• [Challenge] Leave out the images; return the rest of the data exactly.
════════════════
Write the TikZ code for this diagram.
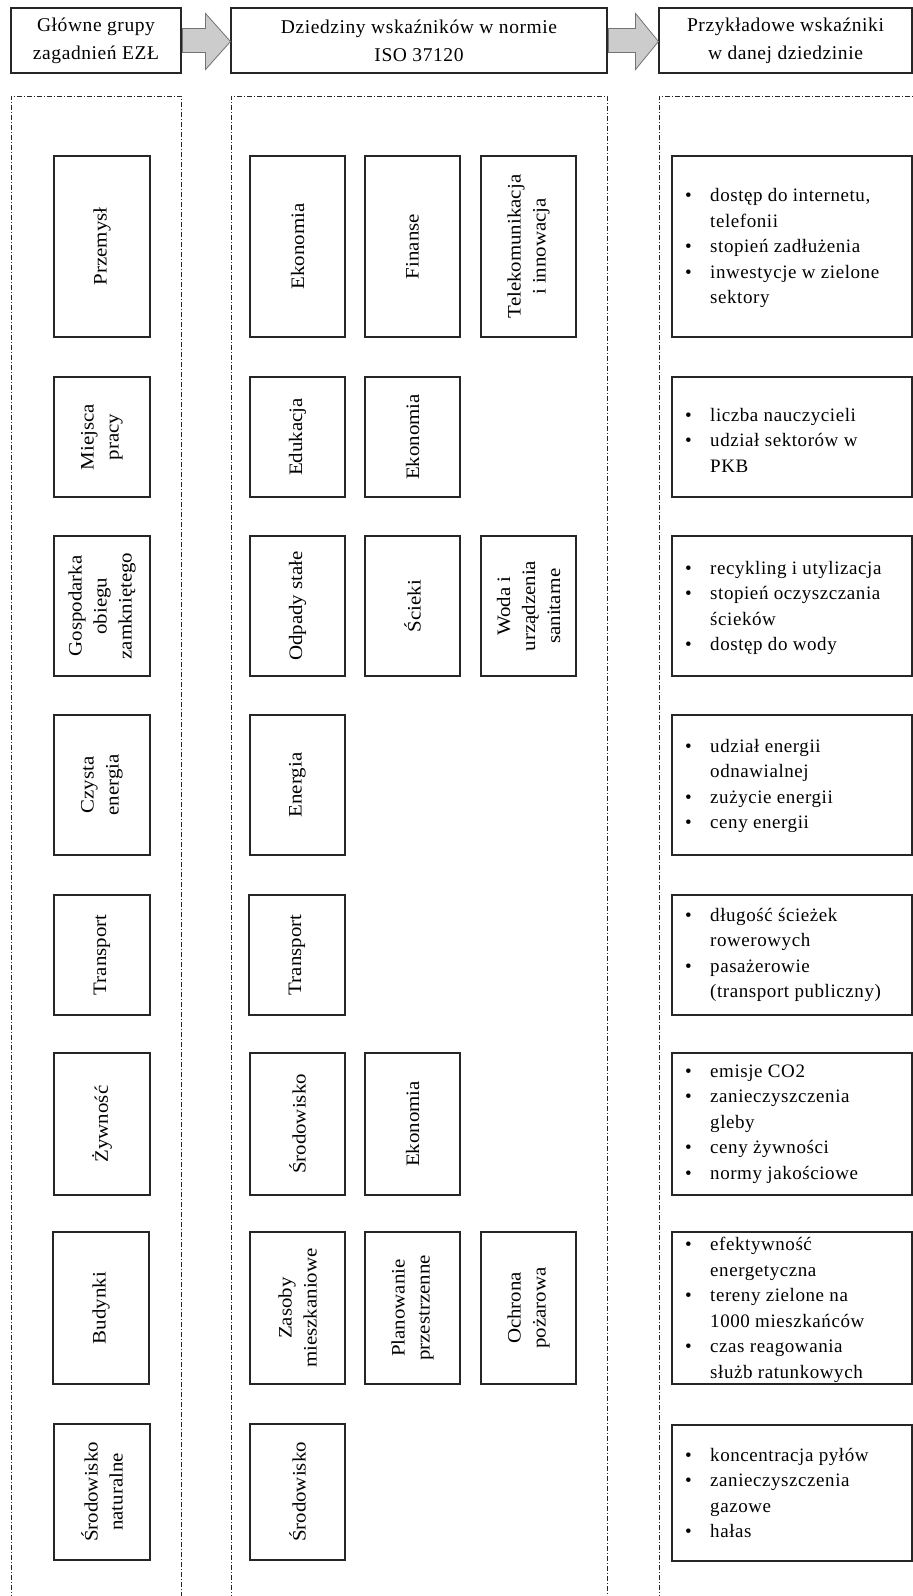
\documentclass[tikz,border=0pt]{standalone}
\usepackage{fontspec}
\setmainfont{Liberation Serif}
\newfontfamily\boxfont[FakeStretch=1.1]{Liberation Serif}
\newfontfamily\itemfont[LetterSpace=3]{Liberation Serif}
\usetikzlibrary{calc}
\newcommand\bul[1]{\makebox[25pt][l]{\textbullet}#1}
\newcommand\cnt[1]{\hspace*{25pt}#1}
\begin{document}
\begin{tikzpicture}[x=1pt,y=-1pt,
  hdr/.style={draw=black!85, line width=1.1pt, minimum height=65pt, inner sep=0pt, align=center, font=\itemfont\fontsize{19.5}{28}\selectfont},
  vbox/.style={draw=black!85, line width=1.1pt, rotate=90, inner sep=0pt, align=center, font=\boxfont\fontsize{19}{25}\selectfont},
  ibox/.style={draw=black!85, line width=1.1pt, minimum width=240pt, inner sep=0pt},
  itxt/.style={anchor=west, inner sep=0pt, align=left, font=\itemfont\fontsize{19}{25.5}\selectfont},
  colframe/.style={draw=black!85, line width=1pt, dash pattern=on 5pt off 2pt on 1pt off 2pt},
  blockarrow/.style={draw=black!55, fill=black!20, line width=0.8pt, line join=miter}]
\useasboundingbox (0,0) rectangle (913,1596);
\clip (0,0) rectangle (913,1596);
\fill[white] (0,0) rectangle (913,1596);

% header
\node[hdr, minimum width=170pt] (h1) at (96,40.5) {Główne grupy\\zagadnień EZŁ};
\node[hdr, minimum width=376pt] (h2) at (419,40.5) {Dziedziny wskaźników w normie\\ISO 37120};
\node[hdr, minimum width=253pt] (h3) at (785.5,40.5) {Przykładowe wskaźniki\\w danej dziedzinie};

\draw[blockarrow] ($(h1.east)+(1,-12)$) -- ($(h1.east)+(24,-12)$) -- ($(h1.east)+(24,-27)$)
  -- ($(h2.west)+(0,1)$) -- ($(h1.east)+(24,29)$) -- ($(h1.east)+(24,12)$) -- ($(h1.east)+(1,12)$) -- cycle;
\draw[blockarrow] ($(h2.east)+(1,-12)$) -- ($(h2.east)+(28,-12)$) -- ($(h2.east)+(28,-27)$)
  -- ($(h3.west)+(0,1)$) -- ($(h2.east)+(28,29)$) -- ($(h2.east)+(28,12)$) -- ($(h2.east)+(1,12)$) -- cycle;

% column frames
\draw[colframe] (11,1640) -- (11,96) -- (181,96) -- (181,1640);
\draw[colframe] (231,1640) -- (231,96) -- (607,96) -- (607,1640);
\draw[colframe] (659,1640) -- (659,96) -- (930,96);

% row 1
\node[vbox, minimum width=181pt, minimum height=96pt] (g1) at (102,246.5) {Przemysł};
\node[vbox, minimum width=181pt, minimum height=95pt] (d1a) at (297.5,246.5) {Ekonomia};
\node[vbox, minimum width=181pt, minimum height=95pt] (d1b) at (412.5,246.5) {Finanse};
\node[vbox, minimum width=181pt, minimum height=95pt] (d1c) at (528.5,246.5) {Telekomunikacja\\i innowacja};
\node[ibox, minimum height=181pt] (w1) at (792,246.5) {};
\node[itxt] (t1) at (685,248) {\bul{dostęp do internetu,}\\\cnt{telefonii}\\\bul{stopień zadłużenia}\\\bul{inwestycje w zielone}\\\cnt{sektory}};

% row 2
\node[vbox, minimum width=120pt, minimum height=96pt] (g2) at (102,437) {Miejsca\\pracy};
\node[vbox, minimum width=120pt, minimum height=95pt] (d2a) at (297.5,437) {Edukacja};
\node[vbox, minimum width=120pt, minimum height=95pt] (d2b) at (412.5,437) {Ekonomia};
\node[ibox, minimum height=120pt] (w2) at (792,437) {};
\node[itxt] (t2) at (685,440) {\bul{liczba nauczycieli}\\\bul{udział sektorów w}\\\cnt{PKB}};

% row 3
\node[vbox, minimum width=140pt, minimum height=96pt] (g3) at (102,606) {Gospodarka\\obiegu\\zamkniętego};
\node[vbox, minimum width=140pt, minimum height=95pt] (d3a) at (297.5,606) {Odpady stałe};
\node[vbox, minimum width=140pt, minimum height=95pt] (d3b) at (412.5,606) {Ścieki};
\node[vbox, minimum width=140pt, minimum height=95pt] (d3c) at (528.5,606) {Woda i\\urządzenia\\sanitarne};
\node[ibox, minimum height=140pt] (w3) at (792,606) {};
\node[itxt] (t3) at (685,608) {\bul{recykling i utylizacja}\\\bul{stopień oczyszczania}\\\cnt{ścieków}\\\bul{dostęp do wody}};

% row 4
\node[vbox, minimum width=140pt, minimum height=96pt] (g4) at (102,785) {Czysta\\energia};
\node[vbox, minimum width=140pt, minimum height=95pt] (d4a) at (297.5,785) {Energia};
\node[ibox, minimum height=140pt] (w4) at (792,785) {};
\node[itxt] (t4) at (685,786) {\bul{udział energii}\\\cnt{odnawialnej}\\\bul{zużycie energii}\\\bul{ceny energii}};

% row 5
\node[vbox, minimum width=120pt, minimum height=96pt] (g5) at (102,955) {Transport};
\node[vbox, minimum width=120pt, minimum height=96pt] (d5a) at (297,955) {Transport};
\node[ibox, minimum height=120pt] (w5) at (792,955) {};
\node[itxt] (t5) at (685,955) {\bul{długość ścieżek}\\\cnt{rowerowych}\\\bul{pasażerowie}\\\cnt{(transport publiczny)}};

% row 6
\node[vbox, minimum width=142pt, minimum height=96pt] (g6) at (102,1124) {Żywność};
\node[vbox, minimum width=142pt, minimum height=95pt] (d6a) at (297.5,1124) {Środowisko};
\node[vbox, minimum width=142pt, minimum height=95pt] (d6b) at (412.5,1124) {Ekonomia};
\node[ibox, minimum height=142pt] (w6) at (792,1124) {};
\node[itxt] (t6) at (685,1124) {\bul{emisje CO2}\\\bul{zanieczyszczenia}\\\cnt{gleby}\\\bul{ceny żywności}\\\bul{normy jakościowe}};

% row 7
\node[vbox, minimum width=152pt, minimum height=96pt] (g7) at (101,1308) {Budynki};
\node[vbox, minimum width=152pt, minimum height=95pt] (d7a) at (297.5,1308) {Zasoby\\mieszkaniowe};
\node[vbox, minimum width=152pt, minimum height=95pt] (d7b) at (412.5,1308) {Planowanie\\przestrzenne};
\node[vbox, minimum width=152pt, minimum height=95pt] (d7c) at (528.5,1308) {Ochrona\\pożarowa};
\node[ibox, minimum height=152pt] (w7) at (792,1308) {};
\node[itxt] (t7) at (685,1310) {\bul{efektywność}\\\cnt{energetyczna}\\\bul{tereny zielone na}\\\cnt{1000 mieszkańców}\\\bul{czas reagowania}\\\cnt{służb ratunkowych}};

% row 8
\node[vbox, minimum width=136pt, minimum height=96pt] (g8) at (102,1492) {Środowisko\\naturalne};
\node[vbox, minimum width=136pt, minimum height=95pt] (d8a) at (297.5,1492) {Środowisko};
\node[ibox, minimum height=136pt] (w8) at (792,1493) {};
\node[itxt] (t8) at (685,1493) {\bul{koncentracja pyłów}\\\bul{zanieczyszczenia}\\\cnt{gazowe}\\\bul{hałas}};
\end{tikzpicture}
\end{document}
════════════════
• [Final result]
Write the TikZ code for this diagram.
\documentclass[tikz,border=0pt]{standalone}
\usepackage{fontspec}
\setmainfont{Liberation Serif}
\newfontfamily\boxfont[FakeStretch=1.1]{Liberation Serif}
\newfontfamily\itemfont[LetterSpace=3]{Liberation Serif}
\usetikzlibrary{calc}
\newcommand\bul[1]{\makebox[25pt][l]{\textbullet}#1}
\newcommand\cnt[1]{\hspace*{25pt}#1}
\begin{document}
\begin{tikzpicture}[x=1pt,y=-1pt,
  hdr/.style={draw=black!85, line width=1.1pt, minimum height=65pt, inner sep=0pt, align=center, font=\itemfont\fontsize{19.5}{28}\selectfont},
  vbox/.style={draw=black!85, line width=1.1pt, rotate=90, inner sep=0pt, align=center, font=\boxfont\fontsize{19}{25}\selectfont},
  ibox/.style={draw=black!85, line width=1.1pt, minimum width=240pt, inner sep=0pt},
  itxt/.style={anchor=west, inner sep=0pt, align=left, font=\itemfont\fontsize{19}{25.5}\selectfont},
  colframe/.style={draw=black!85, line width=1pt, dash pattern=on 5pt off 2pt on 1pt off 2pt},
  blockarrow/.style={draw=black!55, fill=black!20, line width=0.8pt, line join=miter}]
\useasboundingbox (0,0) rectangle (913,1596);
\clip (0,0) rectangle (913,1596);
\fill[white] (0,0) rectangle (913,1596);

% header
\node[hdr, minimum width=170pt] (h1) at (96,40.5) {Główne grupy\\zagadnień EZŁ};
\node[hdr, minimum width=376pt] (h2) at (419,40.5) {Dziedziny wskaźników w normie\\ISO 37120};
\node[hdr, minimum width=253pt] (h3) at (785.5,40.5) {Przykładowe wskaźniki\\w danej dziedzinie};

\draw[blockarrow] ($(h1.east)+(1,-12)$) -- ($(h1.east)+(24,-12)$) -- ($(h1.east)+(24,-27)$)
  -- ($(h2.west)+(0,1)$) -- ($(h1.east)+(24,29)$) -- ($(h1.east)+(24,12)$) -- ($(h1.east)+(1,12)$) -- cycle;
\draw[blockarrow] ($(h2.east)+(1,-12)$) -- ($(h2.east)+(28,-12)$) -- ($(h2.east)+(28,-27)$)
  -- ($(h3.west)+(0,1)$) -- ($(h2.east)+(28,29)$) -- ($(h2.east)+(28,12)$) -- ($(h2.east)+(1,12)$) -- cycle;

% column frames
\draw[colframe] (11,1640) -- (11,96) -- (181,96) -- (181,1640);
\draw[colframe] (231,1640) -- (231,96) -- (607,96) -- (607,1640);
\draw[colframe] (659,1640) -- (659,96) -- (930,96);

% row 1
\node[vbox, minimum width=181pt, minimum height=96pt] (g1) at (102,246.5) {Przemysł};
\node[vbox, minimum width=181pt, minimum height=95pt] (d1a) at (297.5,246.5) {Ekonomia};
\node[vbox, minimum width=181pt, minimum height=95pt] (d1b) at (412.5,246.5) {Finanse};
\node[vbox, minimum width=181pt, minimum height=95pt] (d1c) at (528.5,246.5) {Telekomunikacja\\i innowacja};
\node[ibox, minimum height=181pt] (w1) at (792,246.5) {};
\node[itxt] (t1) at (685,248) {\bul{dostęp do internetu,}\\\cnt{telefonii}\\\bul{stopień zadłużenia}\\\bul{inwestycje w zielone}\\\cnt{sektory}};

% row 2
\node[vbox, minimum width=120pt, minimum height=96pt] (g2) at (102,437) {Miejsca\\pracy};
\node[vbox, minimum width=120pt, minimum height=95pt] (d2a) at (297.5,437) {Edukacja};
\node[vbox, minimum width=120pt, minimum height=95pt] (d2b) at (412.5,437) {Ekonomia};
\node[ibox, minimum height=120pt] (w2) at (792,437) {};
\node[itxt] (t2) at (685,440) {\bul{liczba nauczycieli}\\\bul{udział sektorów w}\\\cnt{PKB}};

% row 3
\node[vbox, minimum width=140pt, minimum height=96pt] (g3) at (102,606) {Gospodarka\\obiegu\\zamkniętego};
\node[vbox, minimum width=140pt, minimum height=95pt] (d3a) at (297.5,606) {Odpady stałe};
\node[vbox, minimum width=140pt, minimum height=95pt] (d3b) at (412.5,606) {Ścieki};
\node[vbox, minimum width=140pt, minimum height=95pt] (d3c) at (528.5,606) {Woda i\\urządzenia\\sanitarne};
\node[ibox, minimum height=140pt] (w3) at (792,606) {};
\node[itxt] (t3) at (685,608) {\bul{recykling i utylizacja}\\\bul{stopień oczyszczania}\\\cnt{ścieków}\\\bul{dostęp do wody}};

% row 4
\node[vbox, minimum width=140pt, minimum height=96pt] (g4) at (102,785) {Czysta\\energia};
\node[vbox, minimum width=140pt, minimum height=95pt] (d4a) at (297.5,785) {Energia};
\node[ibox, minimum height=140pt] (w4) at (792,785) {};
\node[itxt] (t4) at (685,786) {\bul{udział energii}\\\cnt{odnawialnej}\\\bul{zużycie energii}\\\bul{ceny energii}};

% row 5
\node[vbox, minimum width=120pt, minimum height=96pt] (g5) at (102,955) {Transport};
\node[vbox, minimum width=120pt, minimum height=96pt] (d5a) at (297,955) {Transport};
\node[ibox, minimum height=120pt] (w5) at (792,955) {};
\node[itxt] (t5) at (685,955) {\bul{długość ścieżek}\\\cnt{rowerowych}\\\bul{pasażerowie}\\\cnt{(transport publiczny)}};

% row 6
\node[vbox, minimum width=142pt, minimum height=96pt] (g6) at (102,1124) {Żywność};
\node[vbox, minimum width=142pt, minimum height=95pt] (d6a) at (297.5,1124) {Środowisko};
\node[vbox, minimum width=142pt, minimum height=95pt] (d6b) at (412.5,1124) {Ekonomia};
\node[ibox, minimum height=142pt] (w6) at (792,1124) {};
\node[itxt] (t6) at (685,1124) {\bul{emisje CO2}\\\bul{zanieczyszczenia}\\\cnt{gleby}\\\bul{ceny żywności}\\\bul{normy jakościowe}};

% row 7
\node[vbox, minimum width=152pt, minimum height=96pt] (g7) at (101,1308) {Budynki};
\node[vbox, minimum width=152pt, minimum height=95pt] (d7a) at (297.5,1308) {Zasoby\\mieszkaniowe};
\node[vbox, minimum width=152pt, minimum height=95pt] (d7b) at (412.5,1308) {Planowanie\\przestrzenne};
\node[vbox, minimum width=152pt, minimum height=95pt] (d7c) at (528.5,1308) {Ochrona\\pożarowa};
\node[ibox, minimum height=152pt] (w7) at (792,1308) {};
\node[itxt] (t7) at (685,1310) {\bul{efektywność}\\\cnt{energetyczna}\\\bul{tereny zielone na}\\\cnt{1000 mieszkańców}\\\bul{czas reagowania}\\\cnt{służb ratunkowych}};

% row 8
\node[vbox, minimum width=136pt, minimum height=96pt] (g8) at (102,1492) {Środowisko\\naturalne};
\node[vbox, minimum width=136pt, minimum height=95pt] (d8a) at (297.5,1492) {Środowisko};
\node[ibox, minimum height=136pt] (w8) at (792,1493) {};
\node[itxt] (t8) at (685,1493) {\bul{koncentracja pyłów}\\\bul{zanieczyszczenia}\\\cnt{gazowe}\\\bul{hałas}};
\end{tikzpicture}
\end{document}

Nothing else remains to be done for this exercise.